-- Start of MATERIAL PROVIDED --
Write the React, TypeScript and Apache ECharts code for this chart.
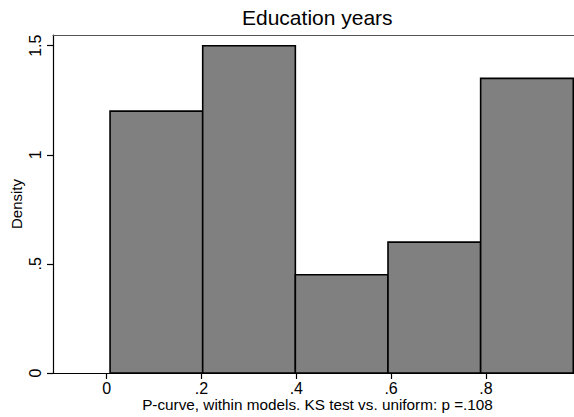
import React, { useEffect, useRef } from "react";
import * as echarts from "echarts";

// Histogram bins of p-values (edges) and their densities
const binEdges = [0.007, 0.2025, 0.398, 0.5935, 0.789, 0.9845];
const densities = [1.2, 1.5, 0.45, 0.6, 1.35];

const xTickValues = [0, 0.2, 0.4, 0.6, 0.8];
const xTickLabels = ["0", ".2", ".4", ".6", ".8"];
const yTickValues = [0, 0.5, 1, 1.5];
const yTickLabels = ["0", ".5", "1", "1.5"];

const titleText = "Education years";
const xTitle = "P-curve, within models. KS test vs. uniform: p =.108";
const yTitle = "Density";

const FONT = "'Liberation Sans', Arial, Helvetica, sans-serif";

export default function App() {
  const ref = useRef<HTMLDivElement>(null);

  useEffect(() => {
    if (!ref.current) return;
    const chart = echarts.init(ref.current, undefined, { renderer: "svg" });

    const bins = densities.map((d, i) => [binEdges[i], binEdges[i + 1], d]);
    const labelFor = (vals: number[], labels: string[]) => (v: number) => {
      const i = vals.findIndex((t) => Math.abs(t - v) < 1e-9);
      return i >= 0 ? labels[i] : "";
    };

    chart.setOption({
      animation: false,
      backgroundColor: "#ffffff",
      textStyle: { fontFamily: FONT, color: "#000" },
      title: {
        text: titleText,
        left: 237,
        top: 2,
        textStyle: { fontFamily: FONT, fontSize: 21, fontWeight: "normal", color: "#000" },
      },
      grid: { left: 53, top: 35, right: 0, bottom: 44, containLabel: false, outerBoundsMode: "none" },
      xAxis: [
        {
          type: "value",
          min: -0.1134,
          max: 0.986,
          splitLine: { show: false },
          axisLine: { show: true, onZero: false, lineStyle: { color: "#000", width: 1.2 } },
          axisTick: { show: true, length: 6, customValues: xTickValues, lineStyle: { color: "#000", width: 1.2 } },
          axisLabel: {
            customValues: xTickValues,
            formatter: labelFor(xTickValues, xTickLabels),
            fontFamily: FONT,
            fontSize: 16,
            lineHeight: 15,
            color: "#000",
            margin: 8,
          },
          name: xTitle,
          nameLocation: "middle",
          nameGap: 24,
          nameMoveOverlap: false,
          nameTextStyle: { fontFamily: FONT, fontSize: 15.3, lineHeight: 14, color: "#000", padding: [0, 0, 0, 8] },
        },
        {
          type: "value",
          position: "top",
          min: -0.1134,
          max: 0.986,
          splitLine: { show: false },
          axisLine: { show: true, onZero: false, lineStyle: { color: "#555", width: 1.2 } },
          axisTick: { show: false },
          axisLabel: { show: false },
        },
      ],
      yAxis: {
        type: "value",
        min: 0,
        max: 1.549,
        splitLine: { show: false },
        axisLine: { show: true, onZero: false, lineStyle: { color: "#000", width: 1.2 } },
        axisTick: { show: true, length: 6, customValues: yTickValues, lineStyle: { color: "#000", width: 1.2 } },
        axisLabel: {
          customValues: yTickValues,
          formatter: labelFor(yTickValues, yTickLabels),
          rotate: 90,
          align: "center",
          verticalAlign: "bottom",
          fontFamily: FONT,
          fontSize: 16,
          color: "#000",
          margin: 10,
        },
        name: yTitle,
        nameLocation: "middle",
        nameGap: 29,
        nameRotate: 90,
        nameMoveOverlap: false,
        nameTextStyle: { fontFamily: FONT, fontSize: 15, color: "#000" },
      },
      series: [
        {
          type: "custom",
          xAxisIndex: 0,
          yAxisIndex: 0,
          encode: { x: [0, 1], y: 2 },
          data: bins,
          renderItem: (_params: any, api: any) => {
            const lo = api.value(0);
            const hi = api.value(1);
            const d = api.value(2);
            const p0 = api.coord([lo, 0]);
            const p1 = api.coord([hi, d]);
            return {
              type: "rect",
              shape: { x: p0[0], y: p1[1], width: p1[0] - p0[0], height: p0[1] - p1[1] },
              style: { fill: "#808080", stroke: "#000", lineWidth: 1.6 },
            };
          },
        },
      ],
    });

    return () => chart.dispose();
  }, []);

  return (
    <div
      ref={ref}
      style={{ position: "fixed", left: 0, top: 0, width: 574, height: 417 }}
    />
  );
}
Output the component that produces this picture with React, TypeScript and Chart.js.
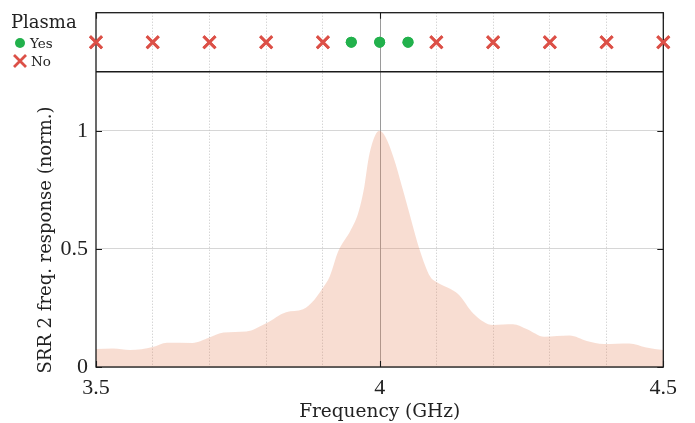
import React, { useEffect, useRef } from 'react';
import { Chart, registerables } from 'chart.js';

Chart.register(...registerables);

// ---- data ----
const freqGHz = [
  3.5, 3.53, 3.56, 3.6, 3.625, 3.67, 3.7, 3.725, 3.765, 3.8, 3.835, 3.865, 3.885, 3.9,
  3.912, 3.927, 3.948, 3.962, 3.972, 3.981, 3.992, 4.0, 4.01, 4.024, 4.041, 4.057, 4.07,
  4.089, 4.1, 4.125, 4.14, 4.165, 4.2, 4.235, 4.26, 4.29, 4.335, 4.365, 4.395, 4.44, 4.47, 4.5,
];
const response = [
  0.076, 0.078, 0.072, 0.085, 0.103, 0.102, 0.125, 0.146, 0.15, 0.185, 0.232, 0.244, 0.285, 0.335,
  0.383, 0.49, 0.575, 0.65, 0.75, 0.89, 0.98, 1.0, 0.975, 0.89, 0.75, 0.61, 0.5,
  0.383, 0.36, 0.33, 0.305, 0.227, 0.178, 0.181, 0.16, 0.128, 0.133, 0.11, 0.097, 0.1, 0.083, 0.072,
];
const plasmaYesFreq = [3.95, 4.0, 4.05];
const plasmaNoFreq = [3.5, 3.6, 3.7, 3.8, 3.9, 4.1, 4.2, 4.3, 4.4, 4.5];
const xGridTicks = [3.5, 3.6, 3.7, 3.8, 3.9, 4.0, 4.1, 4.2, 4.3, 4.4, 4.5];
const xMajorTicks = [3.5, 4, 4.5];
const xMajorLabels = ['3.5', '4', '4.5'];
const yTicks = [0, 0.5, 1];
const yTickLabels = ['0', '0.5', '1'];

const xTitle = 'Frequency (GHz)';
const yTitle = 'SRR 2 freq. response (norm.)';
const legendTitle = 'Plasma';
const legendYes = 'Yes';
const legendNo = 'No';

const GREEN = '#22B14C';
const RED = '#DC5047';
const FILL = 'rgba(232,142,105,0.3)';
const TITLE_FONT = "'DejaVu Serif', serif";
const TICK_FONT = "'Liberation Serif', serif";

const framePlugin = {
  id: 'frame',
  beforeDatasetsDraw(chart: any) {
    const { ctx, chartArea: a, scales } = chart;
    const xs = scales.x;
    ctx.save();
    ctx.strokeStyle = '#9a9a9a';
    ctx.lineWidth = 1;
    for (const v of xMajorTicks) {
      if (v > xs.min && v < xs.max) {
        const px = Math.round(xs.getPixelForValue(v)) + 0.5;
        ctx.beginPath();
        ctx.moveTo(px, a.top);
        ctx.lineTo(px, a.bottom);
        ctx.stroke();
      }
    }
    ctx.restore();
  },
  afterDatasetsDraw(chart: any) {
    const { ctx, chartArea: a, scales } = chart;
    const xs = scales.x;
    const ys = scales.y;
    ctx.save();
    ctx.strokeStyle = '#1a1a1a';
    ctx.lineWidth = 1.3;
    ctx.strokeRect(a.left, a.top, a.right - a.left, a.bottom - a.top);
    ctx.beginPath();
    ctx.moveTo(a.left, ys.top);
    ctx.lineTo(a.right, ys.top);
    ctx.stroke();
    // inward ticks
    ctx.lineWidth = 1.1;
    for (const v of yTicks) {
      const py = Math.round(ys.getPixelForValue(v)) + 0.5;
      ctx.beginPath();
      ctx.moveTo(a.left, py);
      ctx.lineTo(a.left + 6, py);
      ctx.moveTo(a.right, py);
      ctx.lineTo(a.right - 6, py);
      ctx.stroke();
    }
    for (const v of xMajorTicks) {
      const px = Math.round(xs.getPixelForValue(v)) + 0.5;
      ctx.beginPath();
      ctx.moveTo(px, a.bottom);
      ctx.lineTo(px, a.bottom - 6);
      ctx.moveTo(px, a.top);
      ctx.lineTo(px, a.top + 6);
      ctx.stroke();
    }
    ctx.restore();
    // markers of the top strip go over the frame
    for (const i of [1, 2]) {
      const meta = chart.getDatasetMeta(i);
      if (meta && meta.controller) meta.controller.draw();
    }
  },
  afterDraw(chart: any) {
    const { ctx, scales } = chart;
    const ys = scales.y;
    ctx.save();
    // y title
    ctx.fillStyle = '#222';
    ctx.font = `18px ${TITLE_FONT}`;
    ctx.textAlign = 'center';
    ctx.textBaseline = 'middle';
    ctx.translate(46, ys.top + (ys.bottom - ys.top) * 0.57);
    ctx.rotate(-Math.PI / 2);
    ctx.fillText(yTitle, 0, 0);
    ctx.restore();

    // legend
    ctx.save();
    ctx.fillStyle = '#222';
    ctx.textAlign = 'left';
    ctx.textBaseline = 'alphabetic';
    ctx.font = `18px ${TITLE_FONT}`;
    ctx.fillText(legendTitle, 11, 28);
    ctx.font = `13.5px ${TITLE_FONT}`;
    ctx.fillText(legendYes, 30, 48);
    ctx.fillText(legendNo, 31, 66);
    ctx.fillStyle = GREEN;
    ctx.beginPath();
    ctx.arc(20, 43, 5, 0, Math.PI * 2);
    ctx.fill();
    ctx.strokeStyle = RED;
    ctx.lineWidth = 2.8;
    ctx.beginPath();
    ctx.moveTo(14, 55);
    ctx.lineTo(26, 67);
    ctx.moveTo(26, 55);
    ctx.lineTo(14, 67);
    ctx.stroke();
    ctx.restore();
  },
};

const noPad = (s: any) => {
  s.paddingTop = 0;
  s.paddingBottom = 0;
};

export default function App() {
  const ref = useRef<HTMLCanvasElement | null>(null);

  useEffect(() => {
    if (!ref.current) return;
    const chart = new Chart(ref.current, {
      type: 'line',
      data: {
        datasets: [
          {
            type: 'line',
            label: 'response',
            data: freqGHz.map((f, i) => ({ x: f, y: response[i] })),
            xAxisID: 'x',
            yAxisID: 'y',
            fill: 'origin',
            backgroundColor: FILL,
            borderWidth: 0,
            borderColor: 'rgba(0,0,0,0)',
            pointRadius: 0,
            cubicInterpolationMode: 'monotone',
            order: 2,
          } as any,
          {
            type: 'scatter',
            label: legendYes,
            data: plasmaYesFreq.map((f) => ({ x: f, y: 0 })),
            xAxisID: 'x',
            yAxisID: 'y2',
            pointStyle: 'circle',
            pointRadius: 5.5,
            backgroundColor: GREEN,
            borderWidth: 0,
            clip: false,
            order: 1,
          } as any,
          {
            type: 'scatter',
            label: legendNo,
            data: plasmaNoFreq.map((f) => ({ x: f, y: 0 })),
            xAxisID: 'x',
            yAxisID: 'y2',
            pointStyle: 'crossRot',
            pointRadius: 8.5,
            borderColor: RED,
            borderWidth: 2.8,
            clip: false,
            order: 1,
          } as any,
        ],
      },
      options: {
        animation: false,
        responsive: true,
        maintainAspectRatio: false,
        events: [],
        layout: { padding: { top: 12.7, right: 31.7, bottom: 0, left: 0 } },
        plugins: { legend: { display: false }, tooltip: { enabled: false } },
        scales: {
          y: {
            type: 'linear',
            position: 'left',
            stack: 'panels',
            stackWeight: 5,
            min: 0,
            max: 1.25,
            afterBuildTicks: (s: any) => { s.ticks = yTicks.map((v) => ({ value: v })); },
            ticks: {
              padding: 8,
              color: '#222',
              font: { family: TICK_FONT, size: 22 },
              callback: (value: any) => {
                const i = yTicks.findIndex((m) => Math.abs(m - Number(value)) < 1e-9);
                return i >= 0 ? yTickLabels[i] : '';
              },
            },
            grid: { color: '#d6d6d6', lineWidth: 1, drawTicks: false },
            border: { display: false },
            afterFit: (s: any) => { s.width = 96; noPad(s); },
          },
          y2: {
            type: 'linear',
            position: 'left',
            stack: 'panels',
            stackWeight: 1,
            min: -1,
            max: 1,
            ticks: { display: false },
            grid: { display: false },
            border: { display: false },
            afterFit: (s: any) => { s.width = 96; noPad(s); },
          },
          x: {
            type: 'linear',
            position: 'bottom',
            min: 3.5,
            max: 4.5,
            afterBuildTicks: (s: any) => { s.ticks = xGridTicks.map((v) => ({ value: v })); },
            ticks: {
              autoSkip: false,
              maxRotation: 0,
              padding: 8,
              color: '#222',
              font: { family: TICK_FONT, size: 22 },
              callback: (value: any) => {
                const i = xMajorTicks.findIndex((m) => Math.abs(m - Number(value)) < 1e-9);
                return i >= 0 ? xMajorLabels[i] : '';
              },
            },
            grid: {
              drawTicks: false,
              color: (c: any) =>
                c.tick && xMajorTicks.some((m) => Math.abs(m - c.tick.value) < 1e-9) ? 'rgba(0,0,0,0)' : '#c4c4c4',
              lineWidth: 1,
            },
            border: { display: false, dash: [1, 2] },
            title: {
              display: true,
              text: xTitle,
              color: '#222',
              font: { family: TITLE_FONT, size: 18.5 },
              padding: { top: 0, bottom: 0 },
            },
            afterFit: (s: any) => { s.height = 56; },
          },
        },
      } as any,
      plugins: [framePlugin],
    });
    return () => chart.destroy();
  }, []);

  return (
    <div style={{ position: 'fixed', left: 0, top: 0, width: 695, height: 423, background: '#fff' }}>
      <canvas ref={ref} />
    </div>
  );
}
-- End of MATERIAL PROVIDED --
• THE TASK
Reproduce the data above word for word from its first line through the line that holds "const densities = [1.2, 1.5, 0.45, 0.6, 1.35];", both ends included; skip pictures.

• THE ANSWER
Write the React, TypeScript and Apache ECharts code for this chart.
import React, { useEffect, useRef } from "react";
import * as echarts from "echarts";

// Histogram bins of p-values (edges) and their densities
const binEdges = [0.007, 0.2025, 0.398, 0.5935, 0.789, 0.9845];
const densities = [1.2, 1.5, 0.45, 0.6, 1.35];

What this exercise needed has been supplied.